Traditionally, the first four rows of a theater are the most sought after seats, unless you are attending a show by The Flying Karamazov Brothers ― those comic jugglers of hazardous objects ― or the Maltz Jupiter Theatre’s production of Singin’ in the Rain.
For audience members at the Maltz seated close to the stage will be issued waterproof ponchos to protect them during the iconic title sequence, when early-days-of-talkies movie actor Don Lockwood warbles about his love for singing discovery Kathy Selden during a downpour.
And yes, as the ads have promised ever since the live adaptation of the beloved movie musical first opened on Broadway in 1985, “it really rains onstage.”
“When it rains, it really rains,” says Marc Robin, director-choreographer of the Maltz version, which was assembled at Lancaster, Pa.’s Fulton Theater, where he is artistic director. “It’s the entire grid that’s raining and Curt (Dale Clark, who plays Lockwood) has the entire stage to dance on, versus the sort of 10-by-10 platform, which is what I’ve seen done traditionally.
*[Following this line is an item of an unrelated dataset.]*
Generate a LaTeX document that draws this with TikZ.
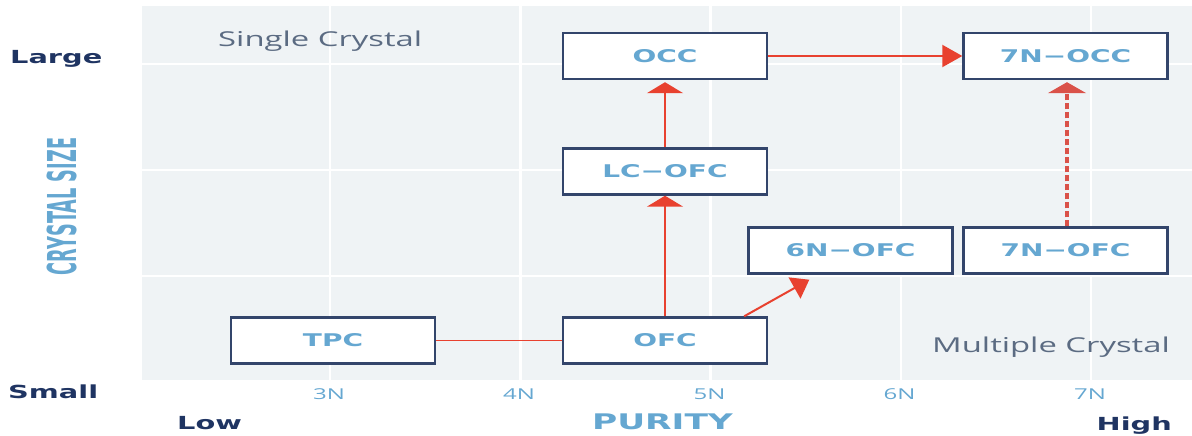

“The rain is actually over the entire stage. It’s sort of coming from everywhere. There’s a front curb that is actually seeping water onto the apron while he is dancing upstage. So that by the end of the act, when he goes crazy in the rain, the first four or five rows is going to need the ponchos we are giving them.”
As proud as Robin is of the watery havoc that he and the tech staff are creating, he wants to emphasize that the show is not about that rainstorm.
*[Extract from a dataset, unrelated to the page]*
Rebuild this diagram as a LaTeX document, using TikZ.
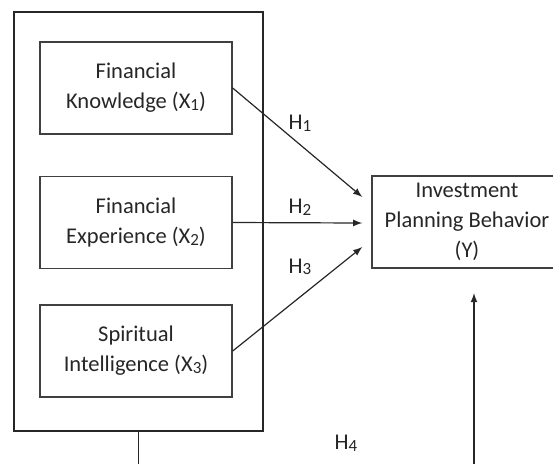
\documentclass[tikz,border=0pt]{standalone}
\usepackage{fontspec}
\setmainfont{Carlito}
\usepackage{tikz}
\usetikzlibrary{positioning,calc,arrows}

\newcommand{\idx}[1]{\raisebox{-0.15ex}{\fontsize{8.5}{10}\selectfont #1}}

\begin{document}
\begin{tikzpicture}[
        x=0.5pt,y=-0.5pt,
        font=\fontsize{11.25}{15}\selectfont,
        every node/.style={text=black!85},
        var/.style={
          draw=black!75,
          line width=0.7pt,
          minimum width=96pt,
          minimum height=46pt,
          align=center,
          inner sep=0pt
        },
        link/.style={
          draw=black!85,
          line width=0.6pt,
          -latex
        }
        ]
        \clip (0,0) rectangle (553,463);

        \node[var,minimum width=124.5pt,minimum height=209.5pt,draw=black!85] at (138.5,221.5)
          (outer) {};
        \node[var] at (136,88)
          (fk) {Financial\\Knowledge (X\idx{1})};
        \node[var] at (136,222.5)
          (fe) {Financial\\Experience (X\idx{2})};
        \node[var] at (136,351)
          (si) {Spiritual\\Intelligence (X\idx{3})};
        \node[var,minimum width=95pt] at (467,222)
          (ipb) {Investment\\Planning Behavior\\(Y)};

        \coordinate (t1) at ($(ipb.west)+(-9,-25)$);
        \coordinate (t2) at ($(ipb.west)+(-9,1)$);
        \coordinate (t3) at ($(ipb.west)+(-9,25)$);
        \coordinate (t4) at (474,293);

        \draw[link] (fk.east) -- (t1);
        \draw[link] (fe.east) -- (t2);
        \draw[link] (si.east) -- (t3);
        \draw[link] (outer.south) -- ++(0,60) -| (t4);

        \node at (300,123) (h1) {H\idx{1}};
        \node at (300,207) (h2) {H\idx{2}};
        \node at (300,267) (h3) {H\idx{3}};
        \node at (346,443) (h4) {H\idx{4}};
    \end{tikzpicture}
\end{document}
“Oh, gosh, not at all,” he says emphatically. Still, that is what people always want to know about. “It’s sort of like when you do ‘Phantom (of the Opera).’ The first question you get asked is, ‘How are you going to do the chandelier?’ Or ‘Miss Saigon,’ it’s ‘What are you doing for the helicopter?’ And that makes me crazy, because we’re not putting on this show to do a rain effect. We’re putting it on to change an audience’s mood or to make them invest in the story.
“For us the emphasis was really on old-world romance and Hollywood big-style,” says Robin. “I quoted ‘The Artist’ (the more recent Oscar-winning movie about the end of the silent film era) constantly because I thought that movie was brilliant and it was exactly what I wanted Don and Kathy’s story to be.”
Singin’ in the Rain was an early example of Broadway’s current fixation with using popular movies as the source material for musicals. There are a few changes made to the story in its transfer to the stage, but Robin takes things further with his directorial concept for this production.
“The play is written to go to a million different locations, from outside riding on a bus to being in a car, then obviously the rain itself which is outside on the street,” he notes. “I’m putting the entire play inside Monumental Studios, so every location is actually part of a movie backdrop or a movie setting. Even the rain. And that gives us the ability to move seamlessly,” from scene to scene.
“I don’t believe you can ever recreate a film (on stage),” adds Robin. “So I feel it’s my job to just create a good story and make sure that the key elements that people expect from the film are there. Yes, they jump over a couch, yes, it rains, he stands on a lamppost.” But, he says, do not look for clones of the movie’s stars, Gene Kelly, Debbie Reynolds and Donald O’Connor. “My Don, Kathy and Cosmo are not carbon copies of the movie.”
Robin is not ready to claim that the stage show is better than the original film. “No, absolutely not. I think some things are definitive and ‘Singin’ in the Rain’ is one of them.” But he will argue for the deeper emotional impact of theater over movies.
“I think the fact that it’s live people in front of you automatically heightens it,” he said. “In this version and the way that we’re doing it, we’re trying to be closer to the actual heart of the film. I think this production does a better job of actually translating what people loved about the film.”